If you try doing this on a conventional grill, you’ll have to setup up a two-zone burner with indirect heat. Otherwise, things will likely burn. Also, unless you’re going to be adding something like wood chips to create smoke, I’d say you’re better off just using your oven for more controlled heat.
Some Thoughts on Scoring
On my first go, I tested this porchetta recipe by scoring the skin rather deeply. I pierced all the way through to the layer of subcutaneous fat just below the surface of the tough skin. Although scoring the skin will allow for more fat to render out, resulting in a less greasy porchetta, it makes it much more difficult to carve once it’s done cooking. The skin just separates and breaks into shards.
I also found that scoring the skin deeply can result in less skin altogether. Not only because deeply scored skin has a tendency to break apart when carving, but also because depending on the direction you score the belly, there’s a chance there will be less skin altogether.
Let me explain…
If you score the belly parallel to the direction you are rolling it, it loosens the meat and creates more surface area. In turn, the belly becomes much easier to roll. While this definitely makes life easier when it comes time to tying the porchetta with butcher’s twine. it also means that you will have more skin that overlaps into the folds of your porchetta.

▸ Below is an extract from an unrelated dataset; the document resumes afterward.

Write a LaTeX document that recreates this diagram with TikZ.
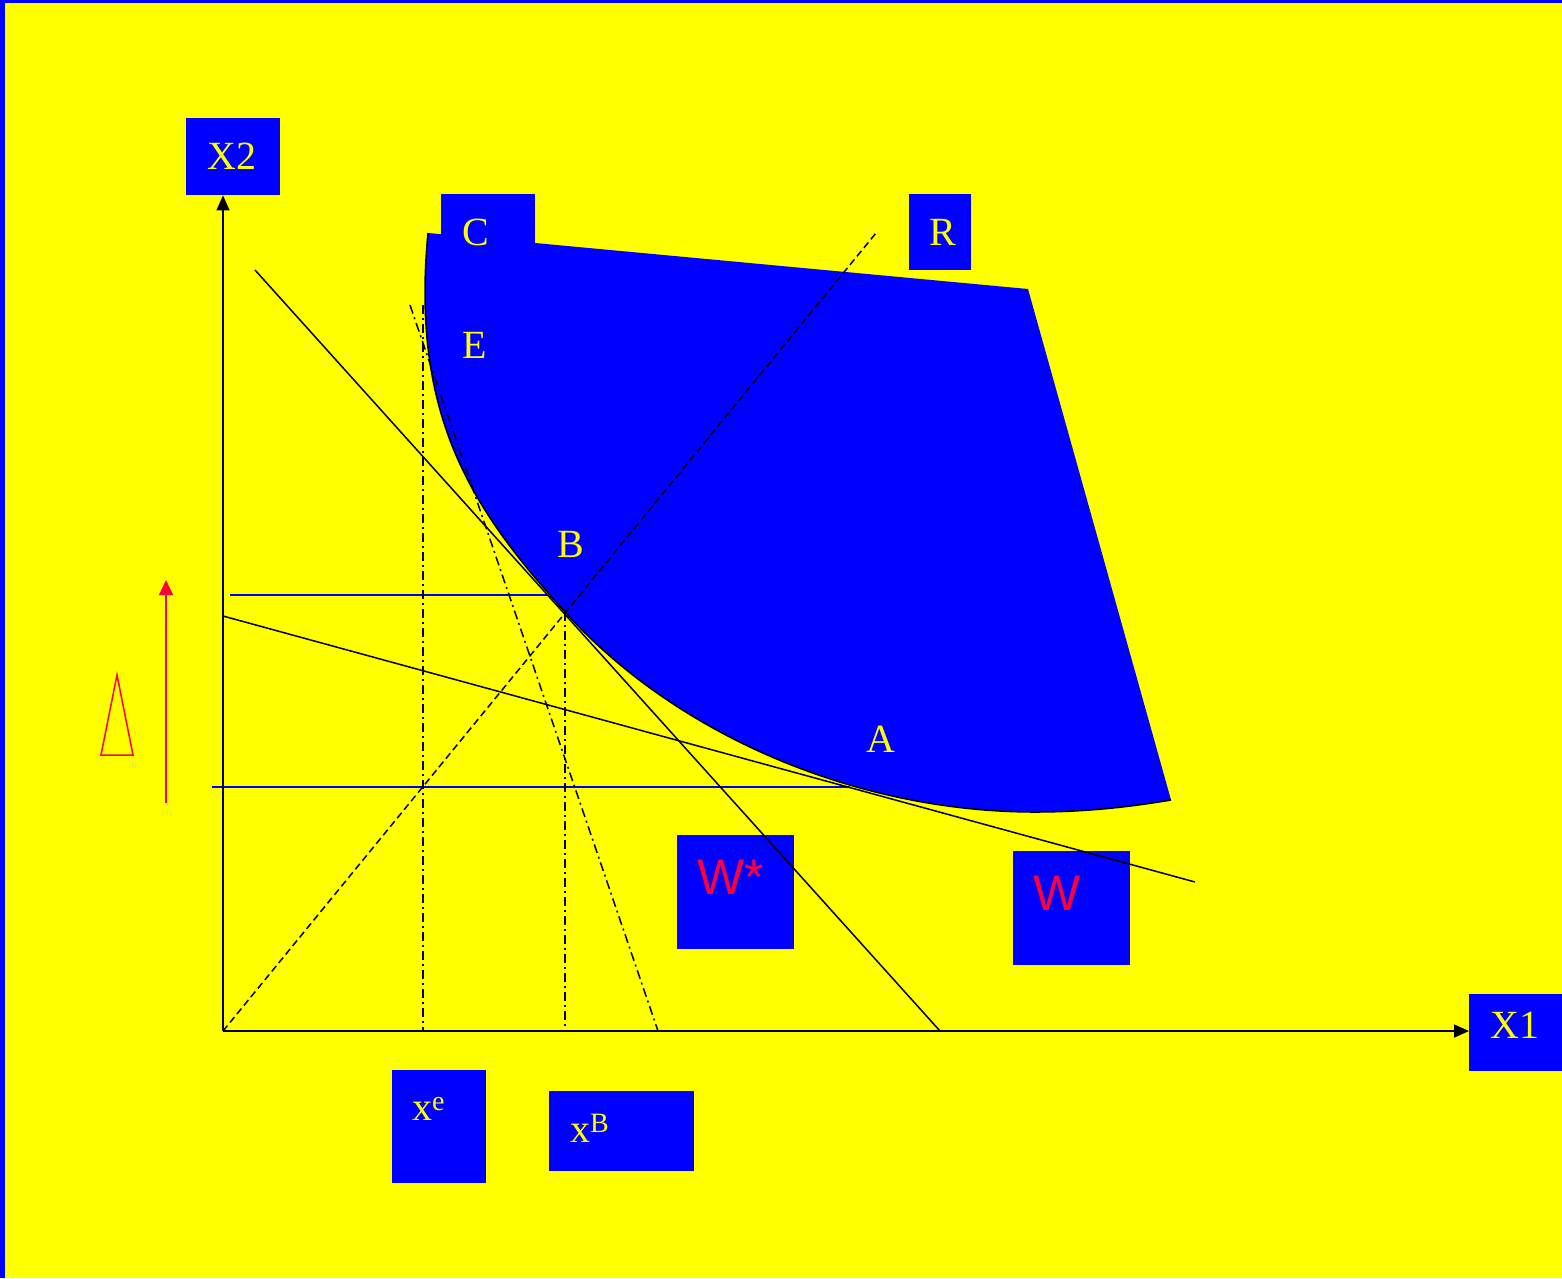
\documentclass[tikz,border=0pt]{standalone}
\usepackage{fontspec}
\setmainfont{Liberation Serif}
\newfontfamily\arialf{Liberation Sans}
\usetikzlibrary{arrows.meta}
\definecolor{yel}{RGB}{255,255,0}
\definecolor{blu}{RGB}{0,0,255}
\definecolor{wred}{RGB}{255,0,60}
\begin{document}
\begin{tikzpicture}[x=1pt,y=-1pt,
  box/.style={fill=blu,draw=none,inner sep=0,anchor=north west},
  lbl/.style={text=yel,inner sep=0,anchor=base west,font=\fontsize{40}{48}\selectfont},
  wlbl/.style={text=wred,inner sep=0,anchor=base west,font=\arialf\fontsize{50}{60}\selectfont},
  blk/.style={line width=1.5pt,black},
  dd/.style={line width=1.5pt,black,dash pattern=on 9pt off 4pt on 2pt off 4pt},
  axarrow/.style={-{Triangle[length=15pt,width=13pt]},line width=1.5pt}]
\useasboundingbox (0,0) rectangle (1562,1278);
\fill[yel] (0,0) rectangle (1562,1278);
\fill[blu] (0,0) rectangle (1562,3);
\fill[blu] (0,0) rectangle (5,1278);
% coordinates
\coordinate (O) at (223,1031);
\coordinate (top) at (428,233);
\coordinate (tr) at (1028,289);
\coordinate (br) at (1171,800);
\coordinate (B) at (565,612);
\coordinate (bot) at (1035,812);
% boxes
\node[box,minimum width=94pt,minimum height=77pt] (x2box) at (186,118) {};
\node[box,minimum width=94pt,minimum height=77pt] (x1box) at (1469,994) {};
\node[box,minimum width=94pt,minimum height=66pt] (cbox) at (441,194) {};
\node[box,minimum width=62pt,minimum height=76pt] (rbox) at (909,194) {};
\node[box,minimum width=117pt,minimum height=114pt] (wsbox) at (677,835) {};
\node[box,minimum width=117pt,minimum height=114pt] (wbox) at (1013,851) {};
\node[box,minimum width=94pt,minimum height=113pt] (xebox) at (392,1070) {};
\node[box,minimum width=145pt,minimum height=80pt] (xbbox) at (549,1091) {};
% blue region
\fill[blu] (top) -- (tr) -- (br)
  .. controls (1135,806) and (1090,812) .. (bot)
  .. controls (855,812) and (675,734) .. (B)
  .. controls (475,512) and (410,420) .. (top) -- cycle;
\draw[blk] (br)
  .. controls (1135,806) and (1090,812) .. (bot)
  .. controls (855,812) and (675,734) .. (B)
  .. controls (475,512) and (410,420) .. (top);
% blue horizontals
\coordinate (h1a) at (230,595); \coordinate (h1b) at (547,595);
\coordinate (h2a) at (212,787); \coordinate (h2b) at (850,787);
\draw[blu,line width=1.8pt] (h1a) -- (h1b);
\draw[blu,line width=1.8pt] (h2a) -- (h2b);
% dash-dot lines
\coordinate (v1a) at (423,305); \coordinate (v1b) at (423,1031);
\coordinate (s1a) at (410,305); \coordinate (s1b) at (658,1031);
\coordinate (v2b) at (565,1031);
\draw[dd] (v1a) -- (v1b);
\draw[dd] (s1a) -- (s1b);
\draw[dd] (B) -- (v2b);
% ray R
\coordinate (Rend) at (876,233);
\draw[line width=1.5pt,dash pattern=on 7pt off 4pt] (O) -- (Rend);
% budget lines
\coordinate (l1a) at (255,270); \coordinate (l1b) at (940,1031);
\coordinate (l2a) at (223,616); \coordinate (l2b) at (1195,882);
\draw[blk] (l1a) -- (l1b);
\draw[blk] (l2a) -- (l2b);
% axes
\draw[axarrow] (O) -- (x2box.south -| O);
\draw[axarrow] (O) -- (O -| x1box.west);
% red arrow and triangle
\coordinate (ra) at (166,803); \coordinate (rb) at (166,580);
\draw[wred,line width=1.3pt,-{Triangle[length=15pt,width=14pt]}] (ra) -- (rb);
\draw[wred,line width=1.5pt] (117,675) -- (133,755) -- (101,755) -- cycle;
% labels
\node[lbl] (tx2) at (207,169) {X2};
\node[lbl] (tx1) at (1490,1038) {X1};
\node[lbl] (tc) at (462,245) {C};
\node[lbl] (tr2) at (929,245) {R};
\node[lbl] (te) at (462,358) {E};
\node[lbl] (tb) at (557,557) {B};
\node[lbl] (ta) at (866,752) {A};
\node[lbl] (txe) at (412,1120) {x\textsuperscript{e}};
\node[lbl] (txb) at (570,1142) {x\textsuperscript{B}};
\node[wlbl] (tws) at (697,894) {W*};
\node[wlbl] (tw) at (1033,910) {W};
\end{tikzpicture}
\end{document}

Think of the pork belly like a burrito with the skin being the tortilla. The difference is that any pork skin that does not make contact with hot air, will not render or dry out. This will inevitably result in a gelatinous, chewy, chunk of pork skin. Not desirable in the case of this porchetta recipe.

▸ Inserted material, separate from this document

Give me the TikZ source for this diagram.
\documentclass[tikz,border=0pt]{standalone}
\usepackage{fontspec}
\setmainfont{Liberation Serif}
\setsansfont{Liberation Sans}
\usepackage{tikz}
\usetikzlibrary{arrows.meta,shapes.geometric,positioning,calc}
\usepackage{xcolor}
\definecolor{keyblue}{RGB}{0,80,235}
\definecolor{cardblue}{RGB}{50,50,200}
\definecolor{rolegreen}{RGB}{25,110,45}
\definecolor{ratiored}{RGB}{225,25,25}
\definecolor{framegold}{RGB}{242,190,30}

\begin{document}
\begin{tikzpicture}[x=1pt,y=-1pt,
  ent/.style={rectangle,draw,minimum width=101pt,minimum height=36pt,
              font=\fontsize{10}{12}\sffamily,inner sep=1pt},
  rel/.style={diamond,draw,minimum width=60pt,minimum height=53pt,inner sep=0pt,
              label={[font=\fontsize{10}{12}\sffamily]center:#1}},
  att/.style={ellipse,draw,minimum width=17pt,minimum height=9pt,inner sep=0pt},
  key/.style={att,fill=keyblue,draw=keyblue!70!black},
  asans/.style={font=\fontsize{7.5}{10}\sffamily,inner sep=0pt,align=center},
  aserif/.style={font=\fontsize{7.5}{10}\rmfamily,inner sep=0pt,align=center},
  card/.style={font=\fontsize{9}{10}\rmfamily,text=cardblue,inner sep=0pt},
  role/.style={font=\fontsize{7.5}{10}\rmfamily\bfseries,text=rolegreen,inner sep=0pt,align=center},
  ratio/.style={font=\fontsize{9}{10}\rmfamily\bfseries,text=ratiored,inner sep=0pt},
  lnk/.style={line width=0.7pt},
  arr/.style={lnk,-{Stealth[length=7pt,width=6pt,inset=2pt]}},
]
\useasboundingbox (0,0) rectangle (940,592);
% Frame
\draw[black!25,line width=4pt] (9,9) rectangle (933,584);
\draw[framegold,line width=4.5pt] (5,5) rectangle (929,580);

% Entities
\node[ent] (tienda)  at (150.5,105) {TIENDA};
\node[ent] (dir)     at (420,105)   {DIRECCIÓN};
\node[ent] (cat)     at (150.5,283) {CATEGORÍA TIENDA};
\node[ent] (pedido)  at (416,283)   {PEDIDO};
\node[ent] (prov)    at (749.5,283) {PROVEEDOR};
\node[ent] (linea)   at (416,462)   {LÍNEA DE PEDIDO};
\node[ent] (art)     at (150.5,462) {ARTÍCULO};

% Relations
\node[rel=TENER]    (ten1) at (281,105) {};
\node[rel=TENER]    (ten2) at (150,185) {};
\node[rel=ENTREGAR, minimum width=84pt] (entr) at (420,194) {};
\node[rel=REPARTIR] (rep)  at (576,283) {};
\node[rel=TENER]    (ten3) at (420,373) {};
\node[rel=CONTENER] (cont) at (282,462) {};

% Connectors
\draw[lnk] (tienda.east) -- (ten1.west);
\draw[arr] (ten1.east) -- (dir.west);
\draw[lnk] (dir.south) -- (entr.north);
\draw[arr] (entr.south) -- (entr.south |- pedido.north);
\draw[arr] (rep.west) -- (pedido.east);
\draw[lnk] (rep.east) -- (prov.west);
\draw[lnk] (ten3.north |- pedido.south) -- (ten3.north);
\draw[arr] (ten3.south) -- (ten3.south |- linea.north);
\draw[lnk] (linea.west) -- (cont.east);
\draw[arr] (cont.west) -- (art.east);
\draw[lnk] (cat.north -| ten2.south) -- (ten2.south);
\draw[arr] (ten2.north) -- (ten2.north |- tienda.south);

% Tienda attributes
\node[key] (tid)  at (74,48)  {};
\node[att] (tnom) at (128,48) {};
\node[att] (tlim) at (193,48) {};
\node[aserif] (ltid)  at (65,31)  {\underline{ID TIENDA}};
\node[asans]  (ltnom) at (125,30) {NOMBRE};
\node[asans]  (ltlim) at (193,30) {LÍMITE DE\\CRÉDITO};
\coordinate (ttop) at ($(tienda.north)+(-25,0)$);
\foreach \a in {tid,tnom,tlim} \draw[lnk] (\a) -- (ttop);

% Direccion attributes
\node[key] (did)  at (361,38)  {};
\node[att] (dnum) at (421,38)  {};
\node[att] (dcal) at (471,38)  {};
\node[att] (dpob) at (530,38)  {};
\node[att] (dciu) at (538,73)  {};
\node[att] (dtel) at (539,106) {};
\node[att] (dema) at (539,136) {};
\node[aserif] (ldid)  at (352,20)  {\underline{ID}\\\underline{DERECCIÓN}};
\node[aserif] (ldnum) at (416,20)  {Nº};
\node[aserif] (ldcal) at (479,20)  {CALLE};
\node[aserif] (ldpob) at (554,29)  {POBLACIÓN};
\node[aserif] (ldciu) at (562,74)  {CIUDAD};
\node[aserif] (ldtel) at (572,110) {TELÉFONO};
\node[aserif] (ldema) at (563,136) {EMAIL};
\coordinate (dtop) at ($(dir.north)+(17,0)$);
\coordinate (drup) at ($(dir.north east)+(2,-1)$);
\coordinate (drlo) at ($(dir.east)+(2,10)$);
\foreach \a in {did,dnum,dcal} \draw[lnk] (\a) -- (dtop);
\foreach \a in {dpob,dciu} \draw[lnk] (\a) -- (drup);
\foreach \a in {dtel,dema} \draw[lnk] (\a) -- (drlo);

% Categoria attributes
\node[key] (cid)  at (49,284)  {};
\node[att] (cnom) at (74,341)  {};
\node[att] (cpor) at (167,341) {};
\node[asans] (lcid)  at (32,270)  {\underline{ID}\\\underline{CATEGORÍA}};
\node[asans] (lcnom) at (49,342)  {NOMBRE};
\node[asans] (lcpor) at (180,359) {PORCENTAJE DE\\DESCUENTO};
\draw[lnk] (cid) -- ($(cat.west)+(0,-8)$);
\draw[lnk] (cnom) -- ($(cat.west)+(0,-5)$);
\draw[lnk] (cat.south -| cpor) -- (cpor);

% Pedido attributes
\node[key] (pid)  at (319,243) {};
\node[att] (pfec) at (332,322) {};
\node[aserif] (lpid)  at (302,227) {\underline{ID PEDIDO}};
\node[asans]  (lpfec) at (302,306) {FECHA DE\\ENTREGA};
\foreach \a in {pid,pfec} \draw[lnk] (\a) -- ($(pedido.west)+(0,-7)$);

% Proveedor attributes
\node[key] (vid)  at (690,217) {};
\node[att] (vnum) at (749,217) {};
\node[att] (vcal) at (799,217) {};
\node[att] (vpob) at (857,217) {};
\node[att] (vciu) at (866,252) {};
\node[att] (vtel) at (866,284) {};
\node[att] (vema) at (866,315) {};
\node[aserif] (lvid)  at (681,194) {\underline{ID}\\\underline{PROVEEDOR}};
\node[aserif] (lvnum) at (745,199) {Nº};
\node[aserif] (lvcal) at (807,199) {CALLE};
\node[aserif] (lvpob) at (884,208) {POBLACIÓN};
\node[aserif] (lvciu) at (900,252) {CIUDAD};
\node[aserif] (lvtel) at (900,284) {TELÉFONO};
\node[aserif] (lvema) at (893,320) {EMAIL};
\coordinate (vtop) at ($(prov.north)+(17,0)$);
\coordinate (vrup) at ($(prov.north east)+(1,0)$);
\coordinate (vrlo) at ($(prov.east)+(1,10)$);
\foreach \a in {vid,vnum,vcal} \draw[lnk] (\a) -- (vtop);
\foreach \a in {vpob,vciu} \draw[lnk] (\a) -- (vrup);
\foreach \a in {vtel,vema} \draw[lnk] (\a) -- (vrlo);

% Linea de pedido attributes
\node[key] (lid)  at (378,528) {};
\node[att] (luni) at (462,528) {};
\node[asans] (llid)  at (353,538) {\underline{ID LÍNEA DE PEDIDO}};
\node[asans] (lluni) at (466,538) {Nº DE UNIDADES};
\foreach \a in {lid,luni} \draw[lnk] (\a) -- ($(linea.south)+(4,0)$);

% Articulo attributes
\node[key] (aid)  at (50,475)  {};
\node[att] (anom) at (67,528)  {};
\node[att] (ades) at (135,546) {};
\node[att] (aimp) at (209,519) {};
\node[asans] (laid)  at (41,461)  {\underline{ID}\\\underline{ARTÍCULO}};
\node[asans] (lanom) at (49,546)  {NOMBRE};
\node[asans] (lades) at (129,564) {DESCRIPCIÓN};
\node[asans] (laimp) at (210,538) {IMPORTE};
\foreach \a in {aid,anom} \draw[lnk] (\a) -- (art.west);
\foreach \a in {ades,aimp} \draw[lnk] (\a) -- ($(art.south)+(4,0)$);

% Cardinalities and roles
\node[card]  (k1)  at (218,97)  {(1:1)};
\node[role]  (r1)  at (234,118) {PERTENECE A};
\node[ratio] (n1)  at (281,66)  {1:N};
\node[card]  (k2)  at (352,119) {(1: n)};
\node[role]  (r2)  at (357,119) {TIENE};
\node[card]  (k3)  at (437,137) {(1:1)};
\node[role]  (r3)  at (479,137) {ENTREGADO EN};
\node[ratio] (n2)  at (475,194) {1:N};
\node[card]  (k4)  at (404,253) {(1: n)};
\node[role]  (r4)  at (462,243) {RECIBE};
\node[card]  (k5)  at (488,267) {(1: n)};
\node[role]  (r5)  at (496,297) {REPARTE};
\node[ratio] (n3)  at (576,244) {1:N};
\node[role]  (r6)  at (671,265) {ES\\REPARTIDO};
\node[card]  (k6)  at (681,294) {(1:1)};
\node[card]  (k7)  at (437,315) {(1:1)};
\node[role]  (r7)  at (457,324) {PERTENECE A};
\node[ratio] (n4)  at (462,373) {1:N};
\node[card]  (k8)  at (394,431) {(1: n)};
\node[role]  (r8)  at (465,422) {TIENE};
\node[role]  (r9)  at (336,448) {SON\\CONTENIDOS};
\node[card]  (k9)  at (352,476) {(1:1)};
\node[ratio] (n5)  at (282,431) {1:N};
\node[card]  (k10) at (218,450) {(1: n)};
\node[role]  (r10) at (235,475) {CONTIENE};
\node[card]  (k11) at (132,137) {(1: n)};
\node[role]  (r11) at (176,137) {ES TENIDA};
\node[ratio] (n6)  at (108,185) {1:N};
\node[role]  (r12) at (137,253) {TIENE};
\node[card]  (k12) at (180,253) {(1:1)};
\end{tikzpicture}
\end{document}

You can, of course, deeply score the skin perpendicular to the direction you intend to roll the belly. Nevertheless, it does not solve the problem of having the skin shatter into pieces when it comes time to carving.
The last thing we want is a greasy porchetta, so scoring is a good idea. Ultimately, you three options:
- Use a sharp paring knife to randomly poke some small holes into the skin. This will let the fat render out and keep the skin intact in most places.
- Using a very sharp knife, lightly score the skin in a cross-hatch pattern. Just be careful not to pierce through to the subcutaneous layer of fat.
- Do both.
Each of these methods will result in a less-greasy, yet very moist and juicy, porchetta with delicious, beautiful, crispy skin.
What to Serve With Porchetta
Some of my absolute favourite side dishes for porchetta are the Garlicky Rapini (a recipe that can be found in The Primal Gourmet Cookbook), some perfectly roasted potatoes and a classic, Italian-style Salsa Verde, a recipe that can also be found in my cookbook.
Leftover porchetta is also incredible when reheated and crisped up in a skillet. It will last around 5 days in the fridge. You can add it to a frittata or serve it with some fried eggs in the morning. For something a bit more indulgent, try making porchetta sandwiches in your favourite bread, gluten-free or otherwise.
Porchetta is the gift that keeps on giving.
Easy Porchetta Recipe – Paleo, Whole30
- roasting dish
- wire rack
- 1 tablespoon fennel seeds
- 5- pound boneless skin-on pork belly
- Kosher salt and freshly-cracked black pepper
- 1 teaspoon dried red chili flakes
- 10 garlic cloves finely chopped or grated
- 2 tablespoons finely chopped fresh sage leaves
- 2 tablespoons finely chopped fresh rosemary
- 2 tablespoons finely chopped fresh thyme leaves
- Zest of 1 orange
- Zest of 1 lemon
- Add the fennel seeds to a dry skillet and toast until fragrant over medium heat, around 2 minutes. Transfer to a mortar and pestle or spice grinder and grind to a fine powder. Set aside.
- Place the pork meat side-down and, using a very sharp knife, lightly score the skin in a cross-hatch pattern. Then, flip the pork so that it’s skin side-down and score the meat in a cross-hatch pattern, slicing around one quarter of an inch deep.
- Keeping the pork skin side-down, liberally season the meat with salt and pepper, then evenly distribute the ground fennel, chili flakes, garlic, sage, rosemary, thyme, orange zest and lemon zest. Using your hands, massage the seasonings into the crevices of the score marks.
- Tightly roll the pork so that it’s seam side-down and skin side-out and tie with butcher’s twine. Be sure to trim off any outer skin that overlaps as you roll the pork into a log. Skin that is not exposed to hot air will not dry out or get crispy.
- Line a sheet pan with a wire rack and place the pork on top, seam side-down. Season the skin with salt and refrigerate, uncovered, overnight or up to 48 hours.
- When ready to cook, preheat your oven or Traeger Grill to 350F. Transfer the wire rack and pork onto a 4”-deep roasting pan. Place in the lower half of the oven, or middle of the Traeger, and pour 2 cups of water into the roasting pan. Cook until the internal temperature of the thickest part of the meat reaches 160F, around 3 hours. If the water evaporates during the cooking process, add more.
- Remove the porchetta, tent it with foil, and increase the heat of the oven or Traeger to 500F. Pour the rendered fat into a sauce pan and place it over medium-high heat until it reaches 375F. Baste the porchetta with the hot fat and return it to the oven until the skin is blistered and crispy, around 25 minutes.
- Transfer the porchetta to a carving board, tent it with foil and let it rest 30 minutes before carving into 1/8-inch slices with a very sharp knife. Serve with condiments of choice, such as the Classic Salsa Verde from The Primal Gourmet Cookbook.